Endlagersuche: Der Volkszorn ist programmiert

Nr. 43 –

Es sei ein Witz, sagt Charles McCombie: Vor laufender Kamera vertritt er die Meinung, das Schweizer Vorgehen, einen Lagerstandort für radioaktiven Abfall zu suchen, sei absurd.

McCombies Feststellung hat Sprengpotenzial und wird in den nächsten Wochen in den Schweizer Kinos zu sehen sein (vgl. «Was sind das für Leute, die ans sichere Endlager glauben?» ). Jahrelang hat dieser Mann für die Nationale Genossenschaft für die Lagerung radioaktiver Abfälle (Nagra) gearbeitet. Seine Kritik dürfte der Nagra und dem Bundesamt für Energie (BFE) zu schaffen machen.

Ein Endlager sollte am geologisch besten Ort gebaut werden, damit der hoch radioaktive Abfall für Jahrtausende sicher verwahrt werden kann.
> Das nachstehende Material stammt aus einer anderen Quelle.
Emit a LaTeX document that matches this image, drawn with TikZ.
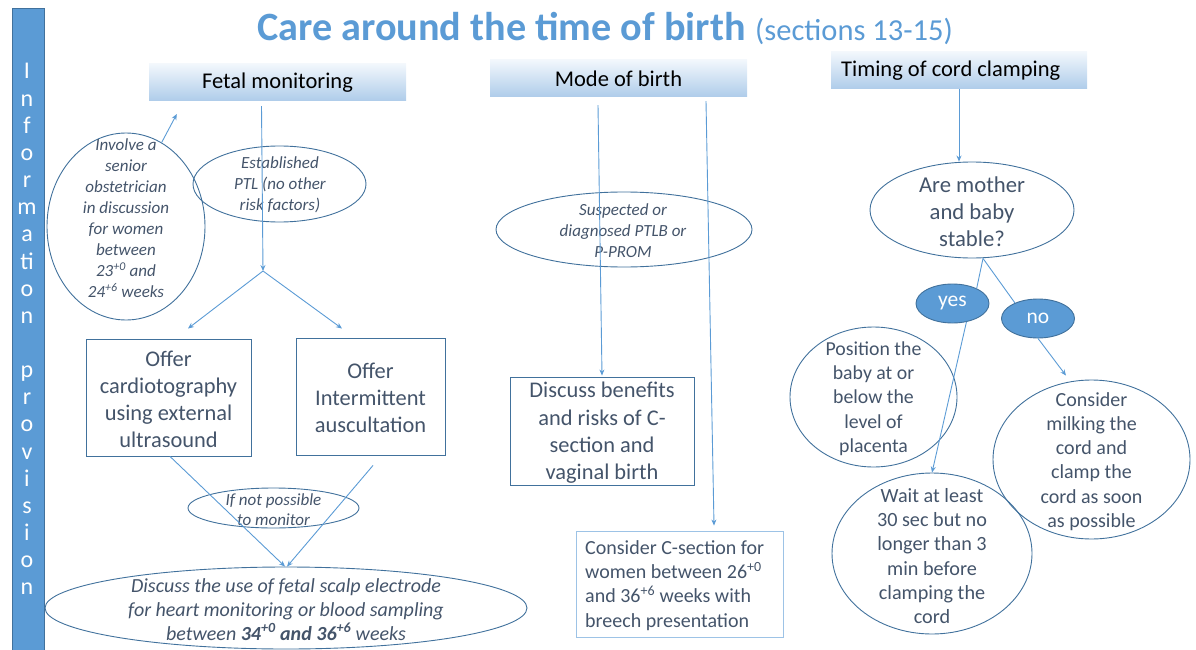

Es ginge also um nüchterne Wissenschaft. Diese hat man in der Schweiz so stark strapaziert, dass das Vertrauen in die Nagra längst pulverisiert ist.

Die Scharade begann vor vielen Jahren. Der Bundesrat hatte – als er dem AKW Gösgen die Betriebsbewilligung erteilte – verlangt, bis 1985 müsse nachgewiesen sein, dass sich der Atommüll sicher entsorgen lasse, sonst müssten alle AKWs stillgelegt werden. Der Bundesrat entschied später zwar, dass diese «Machbarkeit theoretisch nachgewiesen» sei, doch er tat das nur, weil er sich sonst eine Blösse gegeben hätte. Glaubwürdig war es nie, denn theoretisch ist auch nachgewiesen, dass sich Köpfe transplantieren lassen, und trotzdem tut es keiner. Die Wirklichkeit verlangt mehr als «theoretische Machbarkeit».

Endlagersuche verträgt sich auch schlecht mit Demokratie. Die Schweiz ist ein Musterbeispiel dafür. In diesem Land ist man daran gewöhnt, in der eigenen Gemeinde sogar über eine neue Fischtreppe abstimmen zu dürfen, doch bei einem radioaktiven Endlager soll weder die Gemeinde noch der betroffene Kanton ein Veto einlegen können. Es ist eine undemokratische Logik: Fragt man nämlich die betroffene Bevölkerung, wird sie nie zustimmen, dass auf ihrem Boden ein Endlager eingerichtet wird. Nidwalden zum Beispiel kämpfte erfolgreich dagegen, dass die Nagra im Wellenberg ein Lager für schwach und mittel radioaktiven Abfall baute. Auf AKW-Strom zu verzichten, das lehnten zwei Drittel der NidwaldnerInnen bei einer späteren Abstimmung jedoch ab.

Das Bundesamt für Energie wollte nun besonders klug sein: Es bezeichnete zwanzig mögliche Endlagerstandorte und bot allen betroffenen Gemeinden ein «Mitwirkungsverfahren» an. Das ist der Witz, von dem McCombie spricht. Alle dürfen vorher mitschwatzen, wenn es aber um die Realisierung des Endlagers geht, haben sie nichts zu melden.

Zwanzig Gemeinden, die sich sonst nie mit dem strahlenden Müll beschäftigt hätten, sind nun plötzlich gezwungen, sich eine Meinung zu bilden. Und weil sie eigentlich gar nicht mitreden können, ist auch ihr Widerstand geweckt. Der Volkszorn wird organisiert. Das BFE wie die Nagra werden das niemals handhaben können.

So bleibt nur die Flucht nach vorn. Schweden hat es vorgemacht. Die zuständigen Behörden wählten dort mehrere mögliche Standortgemeinden aus, zwei an der Küste, mehrere im Hinterland. Die im Hinterland wollten partout kein Endlager, und weil es den besten Standort also nicht gab, suchte man den Zweit-, Dritt- oder Zehntbesten. Am Ende blieben zwei Gemeinden übrig: Oskarshamn und Östhammar. In Oskarshamn stehen bereits mehrere Reaktoren und das schwedische Zwischenlager. In Östhammar stehen ebenfalls Reaktoren und das Endlager für schwach und mittel radioaktive Abfälle. Östhammar hat nun den Zuschlag bekommen – und damit auch Transferzahlungen und neue Arbeitsplätze.

Die nüchterne Wissenschaft muss sich der Freiwilligkeit beugen. Und die Freiwilligkeit folgt dem Geld. Geologie spielt dabei nur noch eine sekundäre Rolle. Wollen wir das? Was sonst könnten wir wollen? Edgar Hagens Film über die «Reise zum sichersten Ort der Erde» wird diese längst fällige Diskussion hoffentlich vorantreiben.